Давайте не забывать, что поэт — существо деликатное, ночное, чуть ли не подпольное, художник подобен летучей мыши, крысе, кроту и мимозе. Я был уверен, что в этом году десять тысяч долларов Международной Издательской Премии мне не светят. Пресса не упоминала меня в числе кандидатов; мне разъяснили, в силу каких именно соображений, интересов, тактик и процедур я окажусь на обочине. Вот я и не слишком интересовался ходом обсуждений жюри, заседавшего здесь же, неподалеку, в Валескюре. Пока на третий или четвертый день прений одна итальянская журналистка не приехала в Валескюр брать у меня интервью и не проговорилась, что все чаще будто бы разговор заходит обо мне и что «Порнография» начинает выделяться среди двух десятков обсуждаемых произведений. Этого было достаточно. Жадность меня обуяла. Доллары! И потом все время кто-нибудь звонил по телефону с новостями, доллары, доллары, в финале остаются двое — Сол Беллоу и я, доллары! В день объявления вердикта мое достоинство стало тряпкой, моя независимость — глупостью; доллары, доллары, доллары…
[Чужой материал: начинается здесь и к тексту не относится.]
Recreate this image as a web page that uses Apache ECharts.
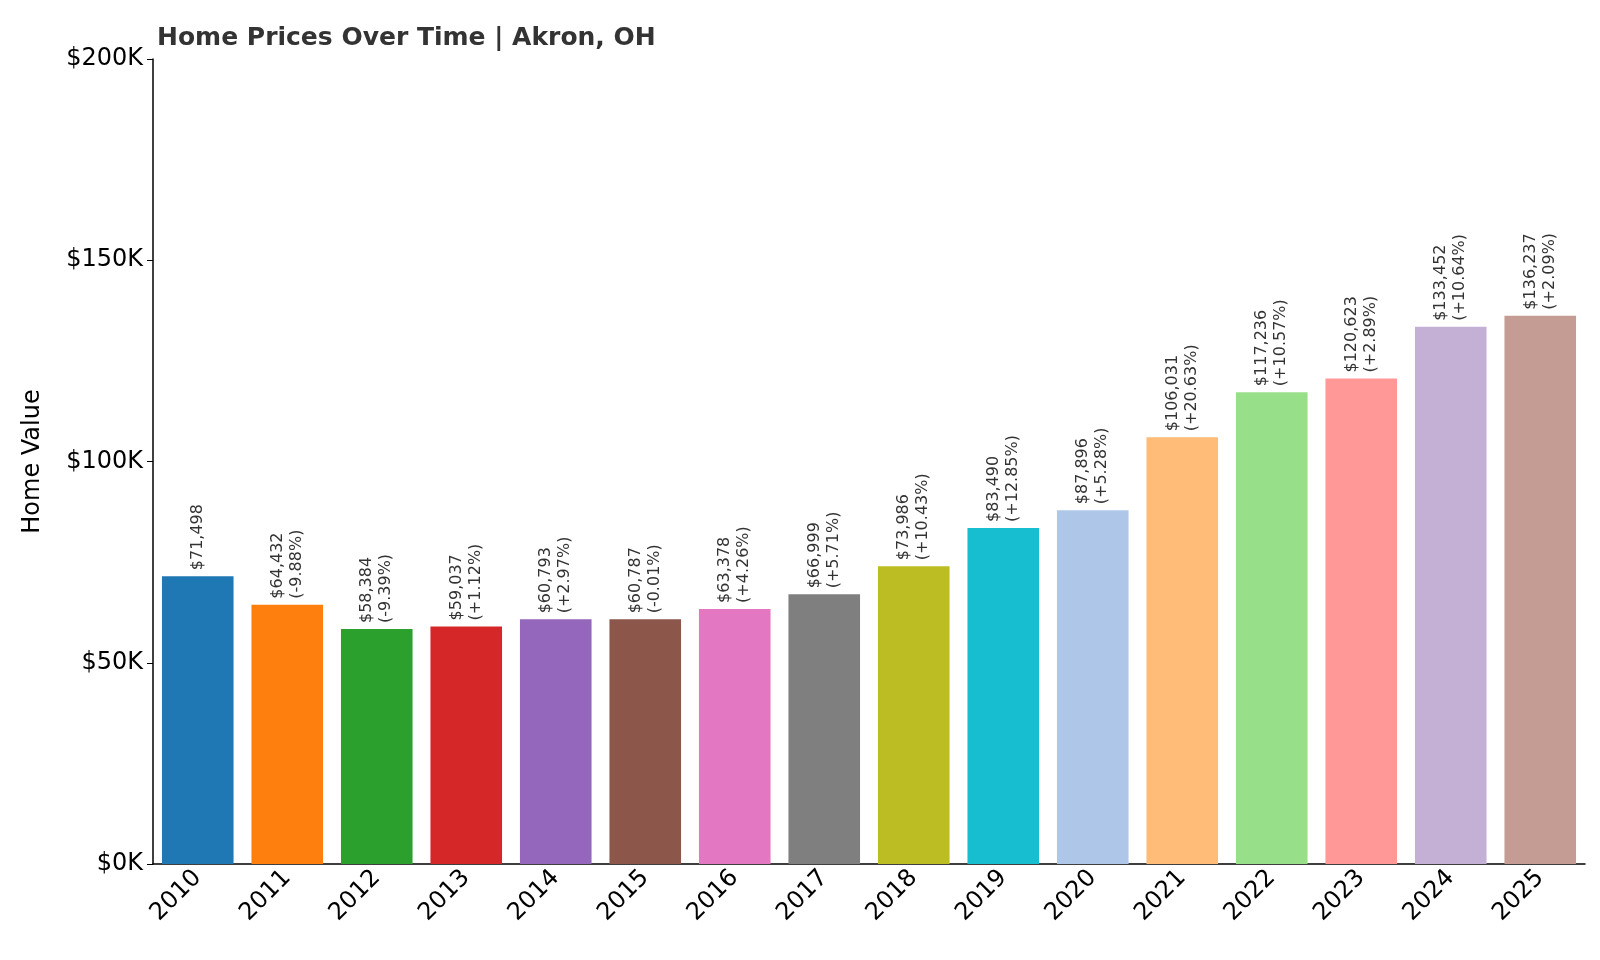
<!DOCTYPE html>
<html>
<head>
<meta charset="utf-8">
<script src="https://cdn.jsdelivr.net/npm/echarts@6/dist/echarts.min.js"></script>
<style>body{margin:0;background:#fff}#main{width:1600px;height:960px}</style>
</head>
<body>
<div id="main"></div>
<script>
var years = ['2010','2011','2012','2013','2014','2015','2016','2017','2018','2019','2020','2021','2022','2023','2024','2025'];
var values = [71498,64432,58384,59037,60793,60787,63378,66999,73986,83490,87896,106031,117236,120623,133452,136237];
var changes = ['','-9.88%','-9.39%','+1.12%','+2.97%','-0.01%','+4.26%','+5.71%','+10.43%','+12.85%','+5.28%','+20.63%','+10.57%','+2.89%','+10.64%','+2.09%'];
var colors = ['#1f77b4','#ff7f0e','#2ca02c','#d62728','#9467bd','#8c564b','#e377c2','#7f7f7f','#bcbd22','#17becf','#aec7e8','#ffbb78','#98df8a','#ff9896','#c5b0d5','#c49c94'];

var chart = echarts.init(document.getElementById('main'));
chart.setOption({
    animation: false,
    title: {
        text: 'Home Prices Over Time | Akron, OH',
        left: 152, top: 21,
        textStyle: {fontFamily: 'DejaVu Sans', fontSize: 25, fontWeight: 'bold', color: '#333'}
    },
    grid: {left: 153, right: 15, top: 59, bottom: 96},
    xAxis: {
        type: 'category', data: years,
        axisLine: {lineStyle: {color: '#000', width: 1.5}},
        axisTick: {alignWithLabel: true, length: 6, lineStyle: {color: '#000'}},
        axisLabel: {rotate: 45, fontFamily: 'DejaVu Sans', fontSize: 24, color: '#000', margin: 10}
    },
    yAxis: {
        type: 'value', min: 0, max: 200000, interval: 50000,
        name: 'Home Value', nameLocation: 'middle', nameGap: 108,
        nameTextStyle: {fontFamily: 'DejaVu Sans', fontSize: 24, color: '#000'},
        splitLine: {show: false},
        axisLine: {show: true, lineStyle: {color: '#000', width: 1.5}},
        axisTick: {show: true, length: 6, lineStyle: {color: '#000'}},
        axisLabel: {fontFamily: 'DejaVu Sans', fontSize: 24, color: '#000', margin: 10,
            formatter: function (v) { return '$' + (v / 1000) + 'K'; }}
    },
    series: [{
        type: 'bar',
        barCategoryGap: '20%',
        data: values.map(function (v, i) { return {value: v, itemStyle: {color: colors[i]}}; }),
        label: {
            show: true, position: 'top', rotate: 90, align: 'left', verticalAlign: 'middle',
            distance: 6, fontFamily: 'DejaVu Sans', fontSize: 16, color: '#333', lineHeight: 19,
            formatter: function (p) {
                var s = '$' + values[p.dataIndex].toLocaleString('en-US');
                return changes[p.dataIndex] ? s + '\n(' + changes[p.dataIndex] + ')' : s;
            }
        }
    }]
});
</script>
</body>
</html>
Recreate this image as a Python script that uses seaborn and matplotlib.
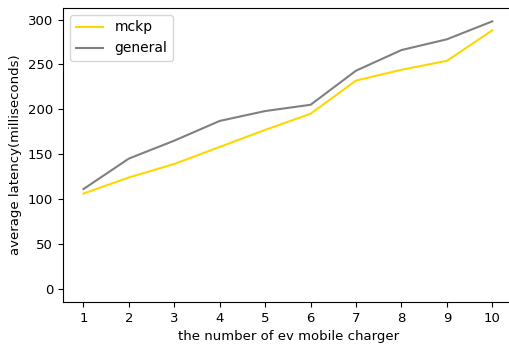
import pandas as pd
import seaborn as sns
import matplotlib.pyplot as plt

# number of ev mobile chargers and the latency of each method
chargers = [1, 2, 3, 4, 5, 6, 7, 8, 9, 10]
mckp = [106, 124, 139, 158, 177, 195, 232, 244, 254, 288]
general = [111, 145, 165, 187, 198, 205, 243, 266, 278, 298]

df = pd.concat([
    pd.DataFrame({'chargers': chargers, 'latency': mckp, 'method': 'mckp'}),
    pd.DataFrame({'chargers': chargers, 'latency': general, 'method': 'general'}),
], ignore_index=True)

plt.rcParams['font.size'] = 9.5

fig = plt.figure(figsize=(5.1, 3.45), dpi=100)
# the original image is cropped on the right, so the axes run past the edge
ax = fig.add_axes([63 / 510, 43 / 345, 452 / 510, 294 / 345])
sns.lineplot(data=df, x='chargers', y='latency', hue='method',
             palette={'mckp': '#FFD700', 'general': '#808080'},
             linewidth=1.5, ax=ax)

ax.set_xticks(chargers)
ax.set_xlim(0.55, 10.5)
ax.set_ylim(-14.9, 312.9)
ax.spines['right'].set_visible(False)
ax.set_xlabel("the number of ev mobile charger")
ax.set_ylabel("average latency(milliseconds)")
ax.legend(loc='upper left', fontsize=10)

fig.savefig("out.png", dpi=100)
Которые неумолимо таяли… в пять часов пополудни в кафе на площади, где я пил кофе, подошли Бонди с женой, греческая писательница Кэй Цицелис, Сивер, директор Гроув Пресс, еще несколько человек, все из Валескюра. Новости с этого драматического состязания, в котором если бы не… Вот это да! Если бы не испанская делегация, которая в принципе была за меня, но решила тем не менее выдвинуть на первое голосование одного латиноамериканского писателя, чтобы сделать ему чуточку рекламы… Эх! Если бы «Порнография» называлась не «Порнографией», ведь надо же было такому случиться, что то же самое жюри пару дней назад присудило премию для молодых литераторов одному американцу за роман несколько… скабрезный, вот и засомневались в связи с этим, как бы не было похоже на тенденциозность. Однако! Если бы не тактика немецкой делегации и определенные интересы крупных издательских домов… Вот именно! Если бы…
Relata refero[282]. Я завел было речь, что мог бы взять адвоката и устроить процесс этому жюри. Ну, конечно! Правовые основания подобного судебного дела бесспорны. Присуждение этой премии, самой значительной после Нобелевской, дело серьезное. Обязанность членов жюри — отдать премию книге, лучшей в художественном отношении, и только это обстоятельство должно приниматься во внимание. Между тем, как видно из отчетов прессы, в расчет идут какие угодно мнения и мненьица, не имеющие никакого отношения к художественным достоинствам: присудить награду тому-то, ведь «надо бы отметить nouveau roman français», дать такому-то, поскольку «пришло время Латинской Америки»… Члены жюри, попивая виски, говорят друг с другом на разные темы. Интересно было бы выиграть этот процесс, подумалось мне. Это вызвало бы лавину процессов, многие пострадавшие потребовали бы пересмотра всех награждений, и это привело бы к отмене Премии как таковой… этих чаевых, этой компрометации…
Мне возразили любезно — ха, ха, что за парадоксы, затем Сивер отвел меня в сторонку и от имени «Гроув Пресс» сделал ряд предложений, доллары, доллары, я почувствовал себя лучше, а в последующие дни капнуло еще что-то (наверное, потому, что газеты писали, что я проиграл всего одним голосом), так что мне стало вроде как еще лучше. И тем не менее я чувствовал себя ужасно.